** START OF Records to use **
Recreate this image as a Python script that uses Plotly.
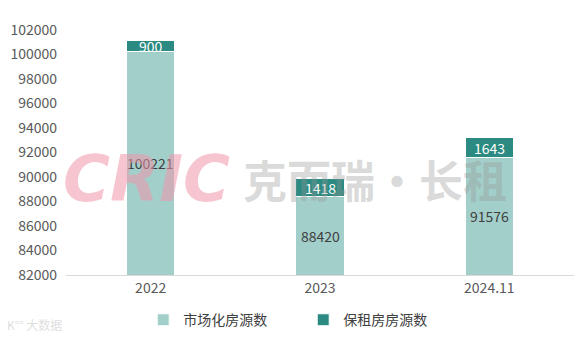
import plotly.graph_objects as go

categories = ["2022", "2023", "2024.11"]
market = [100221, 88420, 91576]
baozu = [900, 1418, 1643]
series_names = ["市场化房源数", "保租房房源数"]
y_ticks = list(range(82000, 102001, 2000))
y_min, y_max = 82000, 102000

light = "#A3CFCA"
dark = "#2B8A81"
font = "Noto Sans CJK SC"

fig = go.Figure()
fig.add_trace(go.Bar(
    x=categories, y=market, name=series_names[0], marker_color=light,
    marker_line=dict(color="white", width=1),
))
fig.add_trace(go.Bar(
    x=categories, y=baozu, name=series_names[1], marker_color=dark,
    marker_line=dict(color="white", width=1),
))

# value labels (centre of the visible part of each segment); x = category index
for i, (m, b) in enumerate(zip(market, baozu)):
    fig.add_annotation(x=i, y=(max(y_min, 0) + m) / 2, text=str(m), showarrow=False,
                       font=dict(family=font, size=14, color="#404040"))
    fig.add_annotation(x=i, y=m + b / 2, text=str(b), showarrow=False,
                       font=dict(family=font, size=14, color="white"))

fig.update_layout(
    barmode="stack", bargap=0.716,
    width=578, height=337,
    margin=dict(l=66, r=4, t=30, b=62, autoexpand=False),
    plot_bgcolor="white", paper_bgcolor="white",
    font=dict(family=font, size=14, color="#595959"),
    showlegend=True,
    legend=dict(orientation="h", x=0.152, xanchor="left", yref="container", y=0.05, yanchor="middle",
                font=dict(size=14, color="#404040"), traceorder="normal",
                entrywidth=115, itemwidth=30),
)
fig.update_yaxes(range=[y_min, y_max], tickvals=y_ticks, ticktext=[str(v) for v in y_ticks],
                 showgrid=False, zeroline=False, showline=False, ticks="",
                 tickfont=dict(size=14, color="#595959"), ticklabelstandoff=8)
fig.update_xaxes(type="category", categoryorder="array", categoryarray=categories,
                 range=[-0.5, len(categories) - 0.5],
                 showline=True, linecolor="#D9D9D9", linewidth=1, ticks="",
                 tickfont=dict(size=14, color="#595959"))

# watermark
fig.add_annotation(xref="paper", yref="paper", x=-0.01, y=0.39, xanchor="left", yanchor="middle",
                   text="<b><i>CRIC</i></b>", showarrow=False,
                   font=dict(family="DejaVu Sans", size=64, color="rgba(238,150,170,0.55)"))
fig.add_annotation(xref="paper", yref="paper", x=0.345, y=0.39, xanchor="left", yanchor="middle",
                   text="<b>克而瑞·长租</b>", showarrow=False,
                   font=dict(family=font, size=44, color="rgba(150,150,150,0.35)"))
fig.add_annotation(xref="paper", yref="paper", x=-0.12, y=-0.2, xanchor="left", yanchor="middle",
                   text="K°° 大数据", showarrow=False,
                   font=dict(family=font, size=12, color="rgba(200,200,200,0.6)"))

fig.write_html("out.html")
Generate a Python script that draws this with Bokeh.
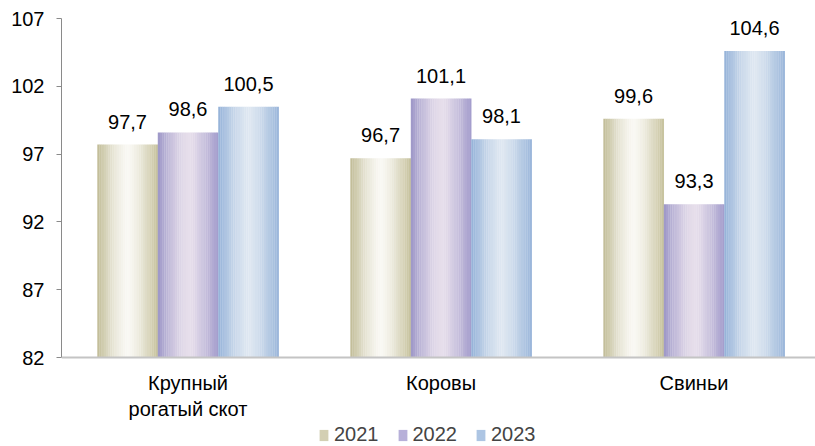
** END OF Records to use **
#### What this task involves
Repeat the records above exactly, leaving out any pictures they contain.

#### Solution to this exercise
Recreate this image as a Python script that uses Plotly.
import plotly.graph_objects as go

categories = ["2022", "2023", "2024.11"]
market = [100221, 88420, 91576]
baozu = [900, 1418, 1643]
series_names = ["市场化房源数", "保租房房源数"]
y_ticks = list(range(82000, 102001, 2000))
y_min, y_max = 82000, 102000

light = "#A3CFCA"
dark = "#2B8A81"
font = "Noto Sans CJK SC"

fig = go.Figure()
fig.add_trace(go.Bar(
    x=categories, y=market, name=series_names[0], marker_color=light,
    marker_line=dict(color="white", width=1),
))
fig.add_trace(go.Bar(
    x=categories, y=baozu, name=series_names[1], marker_color=dark,
    marker_line=dict(color="white", width=1),
))

# value labels (centre of the visible part of each segment); x = category index
for i, (m, b) in enumerate(zip(market, baozu)):
    fig.add_annotation(x=i, y=(max(y_min, 0) + m) / 2, text=str(m), showarrow=False,
                       font=dict(family=font, size=14, color="#404040"))
    fig.add_annotation(x=i, y=m + b / 2, text=str(b), showarrow=False,
                       font=dict(family=font, size=14, color="white"))

fig.update_layout(
    barmode="stack", bargap=0.716,
    width=578, height=337,
    margin=dict(l=66, r=4, t=30, b=62, autoexpand=False),
    plot_bgcolor="white", paper_bgcolor="white",
    font=dict(family=font, size=14, color="#595959"),
    showlegend=True,
    legend=dict(orientation="h", x=0.152, xanchor="left", yref="container", y=0.05, yanchor="middle",
                font=dict(size=14, color="#404040"), traceorder="normal",
                entrywidth=115, itemwidth=30),
)
fig.update_yaxes(range=[y_min, y_max], tickvals=y_ticks, ticktext=[str(v) for v in y_ticks],
                 showgrid=False, zeroline=False, showline=False, ticks="",
                 tickfont=dict(size=14, color="#595959"), ticklabelstandoff=8)
fig.update_xaxes(type="category", categoryorder="array", categoryarray=categories,
                 range=[-0.5, len(categories) - 0.5],
                 showline=True, linecolor="#D9D9D9", linewidth=1, ticks="",
                 tickfont=dict(size=14, color="#595959"))

# watermark
fig.add_annotation(xref="paper", yref="paper", x=-0.01, y=0.39, xanchor="left", yanchor="middle",
                   text="<b><i>CRIC</i></b>", showarrow=False,
                   font=dict(family="DejaVu Sans", size=64, color="rgba(238,150,170,0.55)"))
fig.add_annotation(xref="paper", yref="paper", x=0.345, y=0.39, xanchor="left", yanchor="middle",
                   text="<b>克而瑞·长租</b>", showarrow=False,
                   font=dict(family=font, size=44, color="rgba(150,150,150,0.35)"))
fig.add_annotation(xref="paper", yref="paper", x=-0.12, y=-0.2, xanchor="left", yanchor="middle",
                   text="K°° 大数据", showarrow=False,
                   font=dict(family=font, size=12, color="rgba(200,200,200,0.6)"))

fig.write_html("out.html")
Generate a Python script that draws this with Bokeh.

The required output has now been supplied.